New Jersey Lifts Restrictions

From Transportation Alternatives Magazine, Nov/Dec 1998

“Over the next decade, highway agencies in New York and New Jersey are poised to construct hundreds of miles of new High Occupancy Vehicle (HOV) lanes throughout the NYC metro region. All told, more than 400 miles of new highway lanes costing as much as $5 billion are being proposed as a solution to the NY metropolitan region's chronic congestion and air pollution.

But experience nationwide has repeatedly shown that more highway lanes attract more traffic and create more air pollution, accidents, noise and sprawl development.

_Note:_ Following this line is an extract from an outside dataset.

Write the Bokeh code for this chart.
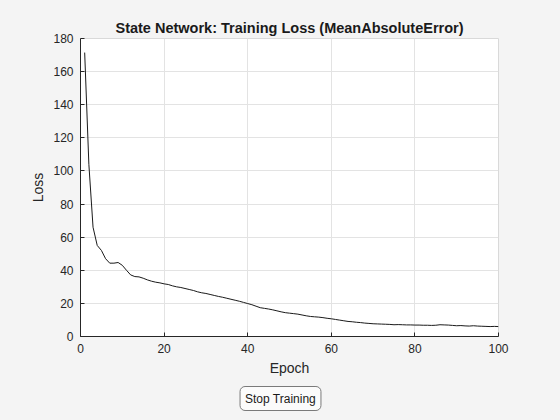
from bokeh.plotting import figure
from bokeh.models import ColumnDataSource, Range1d, Label, FixedTicker
from bokeh.layouts import column
from bokeh.embed import file_html
from bokeh.resources import INLINE

epochs = list(range(1, 101))
loss = [171.5, 104, 66, 55, 52, 47, 44.3, 44.3, 44.7, 43,
        40, 37.2, 36.2, 36, 35.2, 34.2, 33.4, 32.8, 32.4, 31.8,
        31.4, 30.6, 30, 29.6, 29, 28.4, 27.8, 27, 26.4, 26,
        25.4, 24.8, 24.2, 23.7, 23.1, 22.5, 21.9, 21.3, 20.6, 19.9,
        19.2, 18.3, 17.4, 17.0, 16.6, 16.1, 15.5, 14.9, 14.4, 14.1,
        13.8, 13.5, 13.0, 12.5, 12.1, 11.9, 11.7, 11.4, 11.0, 10.7,
        10.3, 9.9, 9.5, 9.1, 8.9, 8.6, 8.4, 8.1, 7.9, 7.7,
        7.6, 7.5, 7.4, 7.3, 7.1, 7.2, 7.1, 7.0, 7.0, 6.9,
        6.9, 6.8, 6.8, 6.7, 6.8, 7.1, 7.0, 6.9, 6.7, 6.5,
        6.6, 6.4, 6.3, 6.5, 6.3, 6.2, 6.1, 6.0, 6.1, 6.0]
x_ticks = [0, 20, 40, 60, 80, 100]
y_ticks = [0, 20, 40, 60, 80, 100, 120, 140, 160, 180]
title_text = "State Network: Training Loss (MeanAbsoluteError)"
button_text = "Stop Training"

FONT = "Liberation Sans"
BG = "#f4f4f4"

p = figure(width=560, height=380, output_backend="svg", toolbar_location=None,
           x_range=Range1d(0, 100), y_range=Range1d(0, 180),
           min_border_left=80, min_border_right=62, min_border_top=38, min_border_bottom=44)
p.background_fill_color = "white"
p.border_fill_color = BG
p.outline_line_color = "#d9d9d9"
p.outline_line_width = 1

p.title.text = title_text
p.title.align = "center"
p.title.text_font = FONT
p.title.text_font_size = "14.5px"
p.title.text_font_style = "bold"
p.title.text_color = "#1a1a1a"
p.title.standoff = 6

src = ColumnDataSource(dict(x=epochs, y=loss))
p.line("x", "y", source=src, line_color="#1a1a1a", line_width=1)

for ax, ticks in ((p.xaxis[0], x_ticks), (p.yaxis[0], y_ticks)):
    ax.ticker = FixedTicker(ticks=ticks)
    ax.axis_line_color = "#262626"
    ax.major_tick_line_color = "#262626"
    ax.major_tick_in = 4
    ax.major_tick_out = 0
    ax.minor_tick_line_color = None
    ax.major_label_text_font = FONT
    ax.major_label_text_font_size = "12px"
    ax.major_label_text_color = "#262626"
    ax.axis_label_text_font = FONT
    ax.axis_label_text_font_size = "14px"
    ax.axis_label_text_font_style = "normal"
    ax.axis_label_text_color = "#262626"

p.xaxis.axis_label = "Epoch"
p.yaxis.axis_label = "Loss"
p.xaxis.major_label_standoff = 7
p.yaxis.major_label_standoff = 7
p.xaxis.axis_label_standoff = 4
p.yaxis.axis_label_standoff = 4

p.xgrid.ticker = FixedTicker(ticks=x_ticks)
p.ygrid.ticker = FixedTicker(ticks=y_ticks)
p.grid.grid_line_color = "#e3e3e3"
p.grid.grid_line_width = 1

# strip holding the "Stop Training" button
pb = figure(width=560, height=36, output_backend="svg", toolbar_location=None,
            x_range=Range1d(0, 1), y_range=Range1d(0, 1),
            x_axis_location=None, y_axis_location=None, min_border=0)
pb.grid.visible = False
pb.outline_line_color = None
pb.background_fill_color = BG
pb.border_fill_color = BG
btn = Label(x=0.5, y=0.5, x_offset=-9, text=button_text,
            text_font=FONT, text_font_size="12px", text_color="#1a1a1a",
            text_align="center", text_baseline="middle",
            background_fill_color="#fbfbfb", border_line_color="#7a7a7a",
            border_line_width=1, padding=5, border_radius=5)
pb.add_layout(btn)

layout = column(p, pb, spacing=0)
html = file_html(layout, INLINE)
html = html.replace("<head>", "<head><style>body{background:%s;}</style>" % BG, 1)
open("out.html", "w").write(html)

In this issue we unmask highway agencies' HOV rhetoric as a hoax. We show how HOV lanes intended for car-pooling actually do little more than encourage more single occupant vehicle use, and how DOTs use HOV lanes as a cloak to disguise their highway expansion plans. We also describe how motorist groups are able to loosen the minimum occupancy restrictions.”

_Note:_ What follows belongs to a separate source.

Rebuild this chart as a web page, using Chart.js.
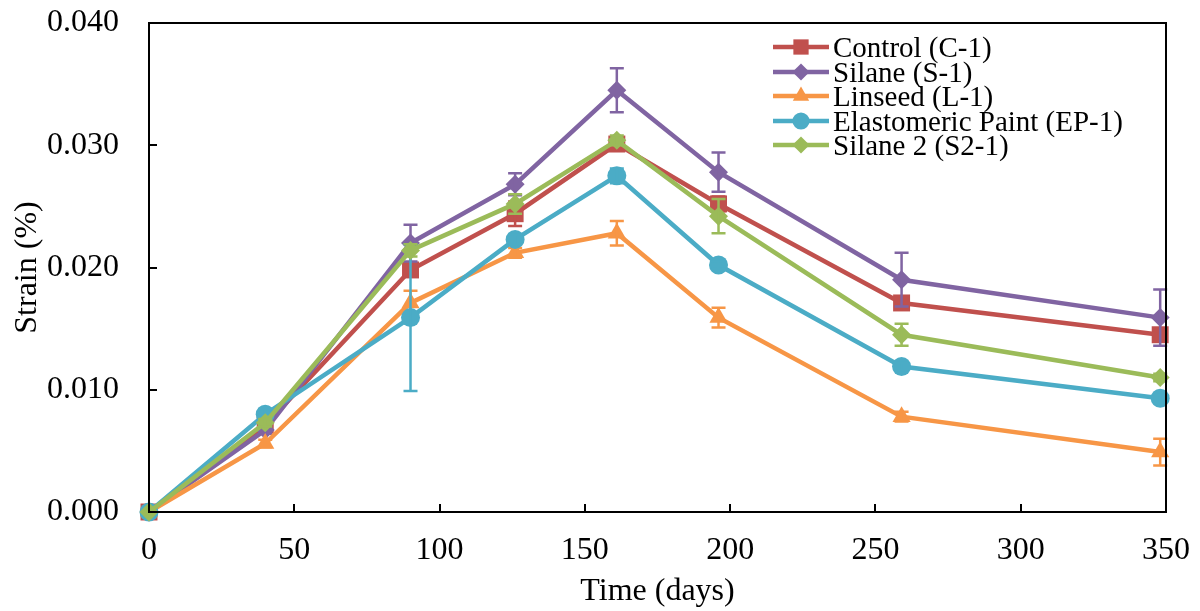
<!DOCTYPE html>
<html>
<head>
<meta charset="utf-8">
<script src="https://cdn.jsdelivr.net/npm/chart.js@4.4.1/dist/chart.umd.min.js"></script>
<style>
  html, body { margin: 0; padding: 0; background: #fff; }
  #wrap { position: relative; width: 1200px; height: 611px; }
  .row {
    position: absolute; left: 773px; height: 30px; line-height: 30px; white-space: nowrap;
    font-family: "Liberation Serif", "Times New Roman", serif; font-size: 29px; color: #000;
  }
  .row canvas { position: absolute; left: 0; top: 3px; }
  .row span { position: absolute; left: 60px; top: 0; }
</style>
</head>
<body>
<div id="wrap">
  <canvas id="chart" width="1200" height="611"></canvas>
</div>
<script>
// ── data ──
const days = [0, 40, 90, 126, 161, 196, 259, 348];
const xTicks = [0, 50, 100, 150, 200, 250, 300, 350];
const yTicks = [0, 0.01, 0.02, 0.03, 0.04];

const names = ['Control (C-1)', 'Silane (S-1)', 'Linseed (L-1)', 'Elastomeric Paint (EP-1)', 'Silane 2 (S2-1)'];

const control    = [0, 0.0071, 0.0198, 0.0244, 0.0301, 0.0252, 0.0171, 0.0145];
const controlErr = [0, 0.0003, 0.0005, 0.0010, 0.0004, 0.0006, 0.0003, 0.0005];

const silane    = [0, 0.0067, 0.0220, 0.0268, 0.0345, 0.0278, 0.0190, 0.0159];
const silaneErr = [0, 0.0003, 0.0015, 0.0009, 0.0018, 0.0016, 0.0022, 0.0023];

const linseed    = [0, 0.0056, 0.0171, 0.0212, 0.0228, 0.0159, 0.0078, 0.0049];
const linseedErr = [0, 0.0003, 0.0010, 0.0004, 0.0010, 0.0008, 0.0004, 0.0011];

const paint    = [0, 0.0080, 0.0159, 0.0223, 0.0275, 0.0202, 0.0119, 0.0093];
const paintErr = [0, 0.0004, 0.0060, 0.0004, 0.0006, 0.0003, 0.0003, 0.0003];

const silane2    = [0, 0.0073, 0.0214, 0.0252, 0.0304, 0.0242, 0.0145, 0.0110];
const silane2Err = [0, 0.0003, 0.0005, 0.0008, 0.0004, 0.0014, 0.0009, 0.0003];

const colors = ['#C0504D', '#8064A2', '#F79646', '#4BACC6', '#9BBB59'];
const styles = ['rect', 'rectRot', 'triangle', 'circle', 'rectRot'];
const radii  = [12, 9.5, 10.5, 9.5, 9.5];

const values = [control, silane, linseed, paint, silane2];
const errors = [controlErr, silaneErr, linseedErr, paintErr, silane2Err];

const FONT = 'Liberation Serif';
const FS = 32;

// ── plugins ──
const frameAndTicks = {
  id: 'frameAndTicks',
  afterDraw(chart) {
    const { ctx, chartArea: a, scales } = chart;
    ctx.save();
    ctx.strokeStyle = '#000';
    ctx.lineWidth = 2;
    ctx.strokeRect(a.left, a.top, a.right - a.left, a.bottom - a.top);
    ctx.beginPath();
    scales.x.ticks.forEach(t => {
      const px = Math.round(scales.x.getPixelForValue(t.value));
      ctx.moveTo(px, a.bottom);
      ctx.lineTo(px, a.bottom - 8);
    });
    scales.y.ticks.forEach(t => {
      const py = Math.round(scales.y.getPixelForValue(t.value));
      ctx.moveTo(a.left, py);
      ctx.lineTo(a.left + 8, py);
    });
    ctx.stroke();
    ctx.restore();
  }
};

// error bars drawn with each series, so later series sit on top (like Excel)
const errorBars = {
  id: 'errorBars',
  afterDatasetDraw(chart, args) {
    const i = args.index;
    const { ctx, scales: { x, y } } = chart;
    ctx.save();
    ctx.lineWidth = 2.5;
    ctx.strokeStyle = colors[i];
    values[i].forEach((v, j) => {
      const e = errors[i][j];
      if (!e) return;
      const px = x.getPixelForValue(days[j]);
      const top = y.getPixelForValue(v + e);
      const bot = y.getPixelForValue(v - e);
      ctx.beginPath();
      ctx.moveTo(px, top); ctx.lineTo(px, bot);
      ctx.moveTo(px - 7, top); ctx.lineTo(px + 7, top);
      ctx.moveTo(px - 7, bot); ctx.lineTo(px + 7, bot);
      ctx.stroke();
    });
    ctx.restore();
  }
};

// ── chart ──
new Chart(document.getElementById('chart'), {
  type: 'line',
  data: {
    datasets: values.map((vals, i) => ({
      label: names[i],
      data: vals.map((v, j) => ({ x: days[j], y: v })),
      borderColor: colors[i],
      backgroundColor: colors[i],
      borderWidth: 4.5,
      pointStyle: styles[i],
      pointRadius: radii[i],
      pointBorderWidth: 0,
      pointBackgroundColor: colors[i],
      tension: 0,
      clip: false,
      order: values.length - i,
    })),
  },
  options: {
    responsive: false,
    animation: false,
    events: [],
    layout: { padding: 0 },
    plugins: {
      legend: { display: false },
      tooltip: { enabled: false },
    },
    scales: {
      x: {
        type: 'linear',
        min: 0, max: 350,
        afterBuildTicks: s => { s.ticks = xTicks.map(v => ({ value: v })); },
        afterFit: s => { s.height = 99; s.paddingLeft = 0; s.paddingRight = 34; },
        grid: { display: false, drawTicks: false },
        border: { display: false },
        ticks: { color: '#000', font: { family: FONT, size: FS }, padding: 19, maxRotation: 0 },
        title: { display: true, text: 'Time (days)', color: '#000', font: { family: FONT, size: FS }, padding: { top: 0, bottom: 0 } },
      },
      y: {
        min: 0, max: 0.04,
        afterBuildTicks: s => { s.ticks = yTicks.map(v => ({ value: v })); },
        afterFit: s => { s.width = 149; s.paddingTop = 23; s.paddingBottom = 0; },
        grid: { display: false, drawTicks: false },
        border: { display: false },
        ticks: { color: '#000', font: { family: FONT, size: FS }, padding: 30, callback: v => v.toFixed(3) },
        title: { display: true, text: 'Strain (%)', color: '#000', font: { family: FONT, size: FS }, padding: { top: 8, bottom: 0 } },
      },
    },
  },
  plugins: [errorBars, frameAndTicks],
});

// ── legend (line + marker, like the original) ──
function drawMarker(ctx, style, r, cx, cy) {
  ctx.beginPath();
  if (style === 'rect') {
    const s = r * Math.SQRT1_2;
    ctx.rect(cx - s, cy - s, 2 * s, 2 * s);
  } else if (style === 'rectRot') {
    ctx.moveTo(cx, cy - r); ctx.lineTo(cx + r, cy); ctx.lineTo(cx, cy + r); ctx.lineTo(cx - r, cy);
    ctx.closePath();
  } else if (style === 'triangle') {
    const h = r * 1.5, w = r * Math.sqrt(3);
    ctx.moveTo(cx, cy - r); ctx.lineTo(cx + w / 2, cy - r + h); ctx.lineTo(cx - w / 2, cy - r + h);
    ctx.closePath();
  } else {
    ctx.arc(cx, cy, r, 0, Math.PI * 2);
  }
  ctx.fill();
}

const wrap = document.getElementById('wrap');
names.forEach((name, i) => {
  const row = document.createElement('div');
  row.className = 'row';
  row.style.top = (47 + i * 24.5 - 15) + 'px';
  const cv = document.createElement('canvas');
  cv.width = 56; cv.height = 24;
  const g = cv.getContext('2d');
  g.strokeStyle = colors[i];
  g.fillStyle = colors[i];
  g.lineWidth = 4.5;
  g.beginPath(); g.moveTo(0, 12); g.lineTo(56, 12); g.stroke();
  drawMarker(g, styles[i], radii[i] * 0.9, 28, 12);
  const sp = document.createElement('span');
  sp.textContent = name;
  row.appendChild(cv);
  row.appendChild(sp);
  wrap.appendChild(row);
});
</script>
</body>
</html>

— Transportation Alternatives' Auto-Free Press May/June 1993

In a move that should hasten the demise of HOV lanes nationwide, New Jersey Governor Whitman made the front pages in late October by lifting all restrictions on two major HOV lanes in her state. Whitman also refused to pay back the $247 million in U.S. funds used to build the lanes, a move NJ lawmakers legalized with language slipped into broader legislation. Whitman rightly pointed out that the HOV lanes did not work and showed no signs of encouraging car-pooling or reducing traffic. In fact, because of suburban sprawl and widely separated residential and employment centers, car-pooling can work only in rare instances.

Transportation Alternatives and our colleagues at the Tri-State Transportation Campaign strongly oppose the widening of highways to add HOV lanes. Instead, existing general-purpose lanes can be converted into real HOV lanes for vehicles with three or more passengers (not the current standard of two), which will help speed buses and commuter vans. Better yet, existing HOV lanes, like the ones targeted by Whitman on I-80 and I-287 in New Jersey, should be converted to toll lanes whose price changes to reflect increased demand during rush hour. These “High Occupancy Toll” or HOT lanes are taking the place of HOV lanes in many cities around the country. They are already a proven success, as are other toll roads that use “congestion” or variable pricing schemes that give motorists the choice of paying or waiting in traffic.

Ironically, the silver lining of Whitman's obliteration of the HOV lanes is that it reveals them to be little more than an “environmental” excuse to widen highways — something that is sure to be brought up by transportation reformers fighting the expansion of the Long Island Expressway and other area highways.